I’d like to tell a story about my White Privilege. It’s one that helped me land my first office job, which contributed to starting my career while I was still in high school.

I first shared this story on Twitter, but I wanted to capture it here too.

My First Office Job

I had worked at a fast food restaurant for a year, had been promoted a couple of times, and I was a traveling team trainer. My next step would have been assistant store manager. But I knew my heart wasn’t in food service for the long run—I wanted to get into engineering. Still in high school and knowing I needed to pay for college, I decided to look for a way to get an engineering job the summer between my junior and senior years.

It was spring of 1995, and I lived in a suburb of Cincinnati, Ohio. I lived in a poor neighborhood, and one street over was Oakwood, a community of subsidized housing. That was where the majority of the reported crime was in the town (most often drug charges). There were plenty of white kids in other neighborhoods frequently drinking underage, doing drugs, and shoplifting. But Oakwood was where the arrests were. And the perception in town was to stay away from Oakwood.

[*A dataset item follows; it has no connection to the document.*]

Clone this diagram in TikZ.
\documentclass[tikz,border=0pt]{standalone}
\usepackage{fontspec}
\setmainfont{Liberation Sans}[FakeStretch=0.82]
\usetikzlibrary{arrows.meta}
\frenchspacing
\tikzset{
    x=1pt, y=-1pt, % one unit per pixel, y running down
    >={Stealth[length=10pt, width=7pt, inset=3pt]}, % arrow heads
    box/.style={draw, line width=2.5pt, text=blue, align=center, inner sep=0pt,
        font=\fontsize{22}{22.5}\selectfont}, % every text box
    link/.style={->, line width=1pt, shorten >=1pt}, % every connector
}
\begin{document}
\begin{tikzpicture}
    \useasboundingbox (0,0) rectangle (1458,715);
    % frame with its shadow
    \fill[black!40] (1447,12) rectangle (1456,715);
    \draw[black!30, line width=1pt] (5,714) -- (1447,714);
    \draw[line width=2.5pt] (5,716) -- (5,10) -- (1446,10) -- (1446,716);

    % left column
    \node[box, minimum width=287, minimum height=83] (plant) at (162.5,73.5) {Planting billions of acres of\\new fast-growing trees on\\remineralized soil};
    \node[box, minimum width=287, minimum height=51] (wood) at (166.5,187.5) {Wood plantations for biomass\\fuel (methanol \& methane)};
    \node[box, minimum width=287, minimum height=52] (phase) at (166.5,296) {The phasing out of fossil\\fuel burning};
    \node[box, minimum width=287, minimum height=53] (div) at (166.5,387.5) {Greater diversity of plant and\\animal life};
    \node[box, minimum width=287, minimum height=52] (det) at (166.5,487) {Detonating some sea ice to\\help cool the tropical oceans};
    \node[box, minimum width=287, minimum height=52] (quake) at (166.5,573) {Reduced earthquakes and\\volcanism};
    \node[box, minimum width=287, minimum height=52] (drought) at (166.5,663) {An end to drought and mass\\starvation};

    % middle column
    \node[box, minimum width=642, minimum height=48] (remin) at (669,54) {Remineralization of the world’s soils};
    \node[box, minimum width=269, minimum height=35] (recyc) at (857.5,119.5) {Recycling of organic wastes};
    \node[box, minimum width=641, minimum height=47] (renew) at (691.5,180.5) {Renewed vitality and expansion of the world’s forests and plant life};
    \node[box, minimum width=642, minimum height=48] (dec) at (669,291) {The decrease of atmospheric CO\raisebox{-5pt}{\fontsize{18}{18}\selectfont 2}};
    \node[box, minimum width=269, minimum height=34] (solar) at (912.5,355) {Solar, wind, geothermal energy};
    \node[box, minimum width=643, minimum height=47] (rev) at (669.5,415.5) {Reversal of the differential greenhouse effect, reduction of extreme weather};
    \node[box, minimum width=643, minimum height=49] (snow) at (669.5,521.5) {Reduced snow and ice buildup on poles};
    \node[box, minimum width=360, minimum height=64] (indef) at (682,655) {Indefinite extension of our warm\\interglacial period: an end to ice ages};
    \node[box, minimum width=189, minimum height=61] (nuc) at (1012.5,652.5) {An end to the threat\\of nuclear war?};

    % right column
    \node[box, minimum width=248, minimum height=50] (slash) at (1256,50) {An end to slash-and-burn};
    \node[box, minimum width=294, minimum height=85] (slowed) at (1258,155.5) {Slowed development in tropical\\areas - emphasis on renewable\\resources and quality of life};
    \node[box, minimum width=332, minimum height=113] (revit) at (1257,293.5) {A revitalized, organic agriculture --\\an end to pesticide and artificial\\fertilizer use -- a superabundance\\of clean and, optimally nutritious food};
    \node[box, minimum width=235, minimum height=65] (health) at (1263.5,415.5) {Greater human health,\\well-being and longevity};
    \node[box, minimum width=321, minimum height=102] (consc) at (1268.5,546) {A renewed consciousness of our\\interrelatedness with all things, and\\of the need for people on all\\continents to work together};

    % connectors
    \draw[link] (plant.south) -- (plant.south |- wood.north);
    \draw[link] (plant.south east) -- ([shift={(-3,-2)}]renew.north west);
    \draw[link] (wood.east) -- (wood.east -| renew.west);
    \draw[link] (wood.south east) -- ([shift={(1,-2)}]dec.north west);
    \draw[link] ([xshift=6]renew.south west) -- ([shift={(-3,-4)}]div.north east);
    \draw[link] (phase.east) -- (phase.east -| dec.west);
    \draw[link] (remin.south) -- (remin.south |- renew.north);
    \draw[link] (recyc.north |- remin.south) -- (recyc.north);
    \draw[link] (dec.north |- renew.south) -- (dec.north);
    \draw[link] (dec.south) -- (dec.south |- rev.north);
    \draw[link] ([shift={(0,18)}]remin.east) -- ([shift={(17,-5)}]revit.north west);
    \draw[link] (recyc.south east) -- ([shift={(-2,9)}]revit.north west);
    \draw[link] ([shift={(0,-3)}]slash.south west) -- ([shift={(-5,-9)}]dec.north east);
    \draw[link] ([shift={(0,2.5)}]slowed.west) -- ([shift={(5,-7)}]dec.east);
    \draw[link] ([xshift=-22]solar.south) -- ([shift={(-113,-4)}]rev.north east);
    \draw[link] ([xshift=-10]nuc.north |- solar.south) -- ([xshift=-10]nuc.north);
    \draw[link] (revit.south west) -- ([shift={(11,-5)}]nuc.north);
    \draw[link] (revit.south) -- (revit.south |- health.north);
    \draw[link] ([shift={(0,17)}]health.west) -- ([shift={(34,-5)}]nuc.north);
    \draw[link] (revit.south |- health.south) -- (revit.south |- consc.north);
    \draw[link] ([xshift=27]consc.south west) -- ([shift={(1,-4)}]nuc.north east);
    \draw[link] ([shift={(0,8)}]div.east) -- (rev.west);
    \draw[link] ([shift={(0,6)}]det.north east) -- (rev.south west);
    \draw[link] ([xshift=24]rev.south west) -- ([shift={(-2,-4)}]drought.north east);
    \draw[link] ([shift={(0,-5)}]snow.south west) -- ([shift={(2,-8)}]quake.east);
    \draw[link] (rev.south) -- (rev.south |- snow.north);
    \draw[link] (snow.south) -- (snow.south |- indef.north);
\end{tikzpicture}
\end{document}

Down the street past Oakwood was a small civil engineering firm. I found them in the phone book, realized it was close enough to my house to ride my bike to, and I wondered if they would give me a job. After school one day, I rode my bike to their office (which was an old 2-story house), and just walked in their front door. I was met by a lady sitting at a reception desk just inside. She looked at me with a wry smile and asked if she could help me with something.

We were poor, so I didn’t have any “nice” clothes to wear there. I was just wearing shorts, a T-shirt, and tennis shoes. I certainly didn’t look professional. I approached her desk and said, “Hi, I’m Jeff. I live up the street and I’d like to be an engineer someday; I don’t know what type of engineer, but I’d like to start learning. Do you think there are any jobs that I could do for you?”

She smiled, and in a surprised tone, said she could go upstairs and talk with the owner to see what he thought. She left me alone at her desk for about 5 minutes. When she came back down, she asked if I could return the next day after school to meet the owner. I agreed.

The next day, I met with the owner in his office. After talking with me for about an hour, he offered me a job. I started 2 weeks later so that I could put in proper notice at Rally’s (the fast food restaurant).

I answered phones, filed papers, assembled storage shelves, delivered blueprints, and did the office grocery shopping. I worked on some engineering projects both on paper and in AutoCAD. I did lots of field surveying too. I learned a ton about civil engineering.

Then they asked me to complete a bunch of calculus calculations for a big project. It was going to be about 40 hours of doing the same calculations over and over with different values, to find the best underground pipe diameters to use throughout a large project. I suggested that I could write a program to do the work instead of doing the calculations by hand. “Could you do that?!” the engineer asked me. I did, and I got it done in less than the 40 hours.

That was my first professional piece of software, and that week was when I discovered that I wanted to become a software engineer. A couple months later, I had a full-time job at a software company. (That’s another story on its own).

White Privilege

So let’s review the moments of #WhitePrivilege that benefited me in this experience.

  1. While I avoided it, there were plenty of white kids that were known to drink often and do drugs occasionally. None of them was ever arrested.
  2. I lived really close to Oakwood, in a poor neighborhood, and there was plenty of drug dealing on our street, but Oakwood (being largely Black) had the bad reputation.
  3. When I walked in the front door of the engineering firm, the office manager smiled at me and was not afraid—only curious.
  4. She left me alone at her desk for 5 minutes without giving it a second thought.
  5. When I said I “lived up the street,” (which would include Oakwood), she didn’t judge me.
  6. I was granted a meeting with the owner without hesitation, or even knowing my last name.
  7. I was offered more than minimum wage, as well as mileage, which I didn’t know was a thing.
  8. I was quickly trusted to interact with customers, city and county officials, and handle important and confidential documents.
  9. I was trusted with full access to the office’s petty cash box (usually around $1000). And when I did the grocery shopping, I was told to just take whatever cash I needed to stock the fridge.
  10. I was left alone in the office after hours; I had a set of keys.
  11. I was invited to the owner’s home (and I even briefly dated his daughter).
  12. When my car was broken down, the owner let me drive his car to make deliveries.

In summary, I was trusted. I was given an opportunity simply because I walked in the door and asked for one. My White Privilege helped me discover my career path while I was still a teenager.

Had I been a Black kid from Oakwood, I don’t know if I would have been trusted or given that opportunity. Until today, I gave full credit to myself for getting that job. But now I’m wondering how much credit should be given to my White Privilege. I’ll never know.